La copertina dell'album "Sul tetto del mondo" dei Modena City Ramblers“…C’è un’Altr’ Italia che vive e si diffonde non la trovi sui giornali, la tv ce la nasconde…”. E’ il Paese di Anna, delle sue estati in Calabria a raccogliere i pomodori nelle cooperative di Libera, e quello di Margherita che fa politica col cuore e “non sale sulla giostra dei corrotti” nel Consiglio comunale. Questi sono gli italiani migliori che ci raccontano i Modena City Ramblers:L’Italia delle associazioni, di chi si impegna e pensa col proprio cervello”, spiega Francesco “Fry” Moneti, violinista della band.

Francesco, Roberto, Franco, Massimo hanno incontrato tante di queste persone nei loro tour, e tutte le loro storie, le vite, sono raccolte in questo dodicesimo album, intitolato Sul Tetto del Mondo (Mescal/MCRecords – Universal). Sullo sfondo, c’è anche l’altro Paese, ubriaco di concorsi a premi, “di polveri bianche stese nei salotti buoni”. “I giorni della crisi, a cui ti riferisci – dice Francesco Moneti – è una canzone che parla di un Paese confuso e incapace di riconoscere la sua deriva morale, ma, sia chiaro, Sul Tetto del Mondo è un disco estroflesso, solare, felice, che sprigiona luce anche in questi giorni pallidi”.

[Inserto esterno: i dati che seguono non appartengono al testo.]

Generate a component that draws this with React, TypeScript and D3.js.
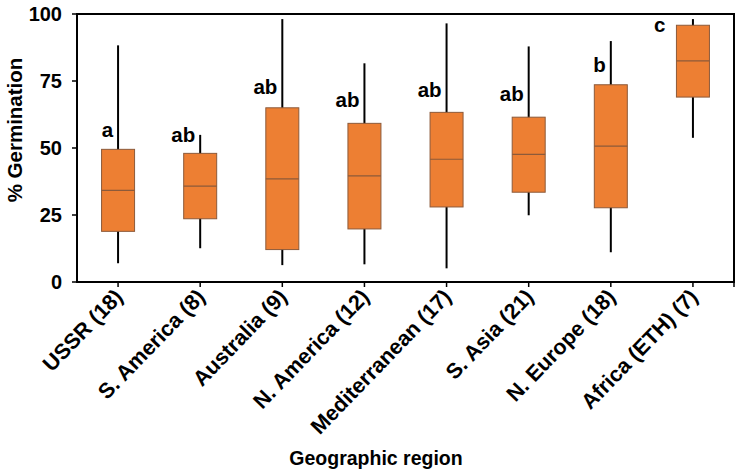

I Modena City Ramblers sono una continua conferma. Uno dei rarissimi casi in cui nonostante l’uscita dal gruppo di un cantante carismatico – Cisco –, la musica non tradisce e continua a parlare alle nuove generazioni; merito, anche, della voce credibile di Davide “Dudu” Morandi e della sua presenza scenica. Perché nei live, soprattutto, si coglie il senso della loro musica che sta nell’incontrarsi e stare insieme, senza mediazioni. Forse è proprio per questa gioia che il pubblico dei Modena non invecchia. Ai loro concerti, sorprendentemente, anche dopo 20 anni dal debutto, incontri adolescenti entusiasti, che ballano il loro Combat Folk e, allo stesso tempo, cantano del bisogno di coerenza, della necessità di lottare contro le ingiustizie. “Ne abbiamo conosciuti tanti in giro viaggiando per l’Italia in un furgone, loro sono stati la nostra prima ispirazione, una faccia e un nuovo riff, che nasceva strimpellando una chitarra da 50 euro”.

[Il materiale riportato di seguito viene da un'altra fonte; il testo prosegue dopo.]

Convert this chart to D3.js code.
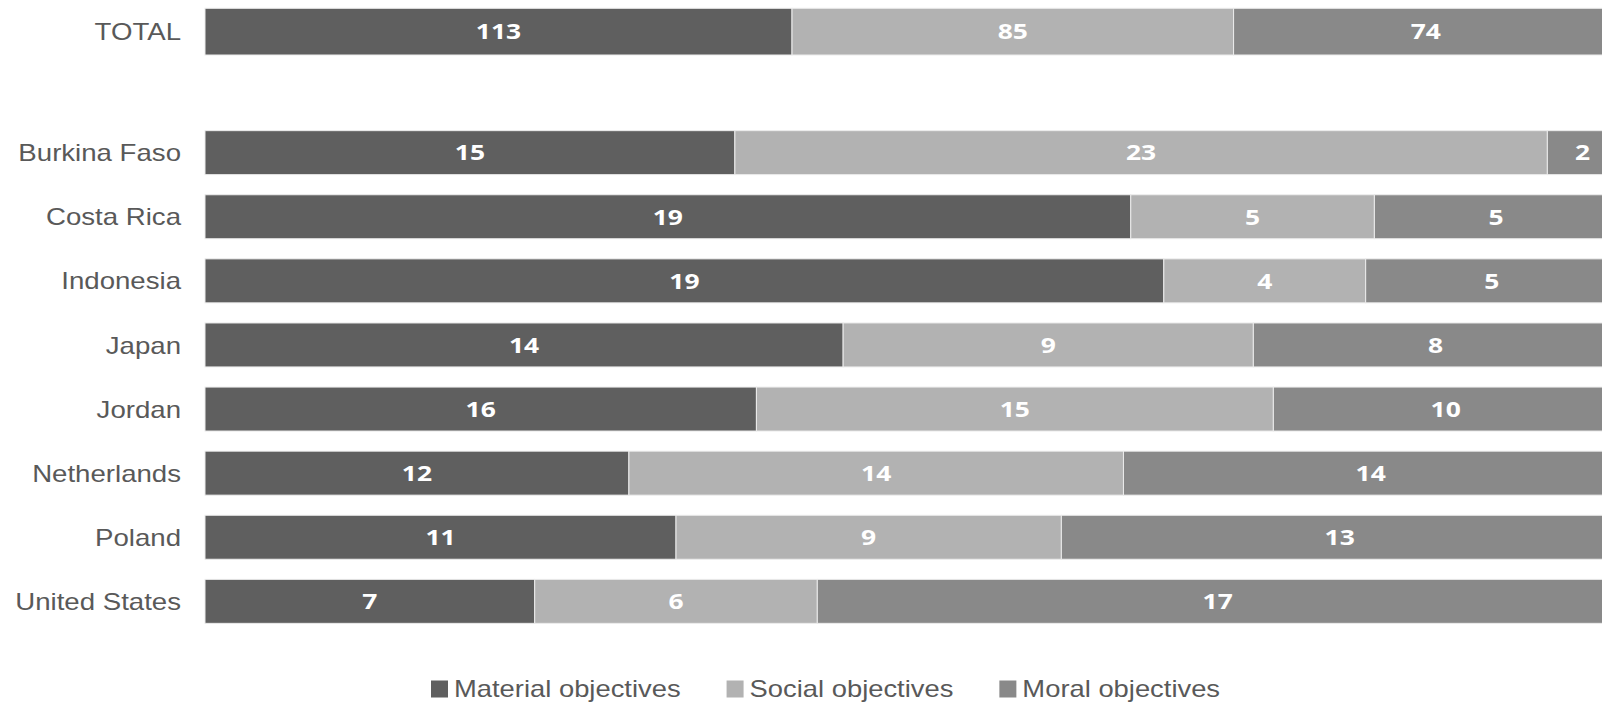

In uno di questi viaggi, hanno scritto Povero diavolo, che Francesco ci recita : “Fatti non foste a viver come bruti / ma a viver come bruti vi siete abituati /virtute e conoscenza avete trascurato/ ed esser peccatori non val più quale peccato; il demonio di questi tempi è un povero disoccupato – ride – oggi che la ‘perduta gente’ se ne va per il mondo fiera della propria meschinità”. Gusto d’Irlanda, in questa canzone popolare di lotta, una delle più belle di questo disco acustico, che si diverte a mischiare la musica d’autore con l’Isola di Smeraldo e le sonorità del Mediterraneo, come in ¡Que viva Tortuga!, canzone che cita il Capitan Uncino di Edoardo Bennato e ospita le percussioni di Tony Esposito.

“Le influenze sono tante e tante le citazioni. Continuiamo a dare importanza alla musica, anche se la musica è sempre meno importante rispetto a quando noi avevamo 20 anni, allora un concerto o l’uscita del nuovo album di un artista era l’evento che emozionava e ‘rivoluzionava’
. Adesso la sensazione è che i ragazzi ascoltino i cd mentre scaricano l’ennesima applicazione inutile sull’ iPhone e, allo stesso tempo, chattano su Facebook, questa è una grande differenza tra la nostra generazione e la loro. Quando suoniamo dal vivo, però, le distanze si accorciano, il rapporto è diretto, senza filtri, distrazioni. Nel live si irradia energia umana, per questo non smetterei mai di suonare. In questo nuovo tour vogliamo abbracciare tutti i pazzi che ci seguono da 20 anni e i nuovi arrivati che cercano il contagio della follia”.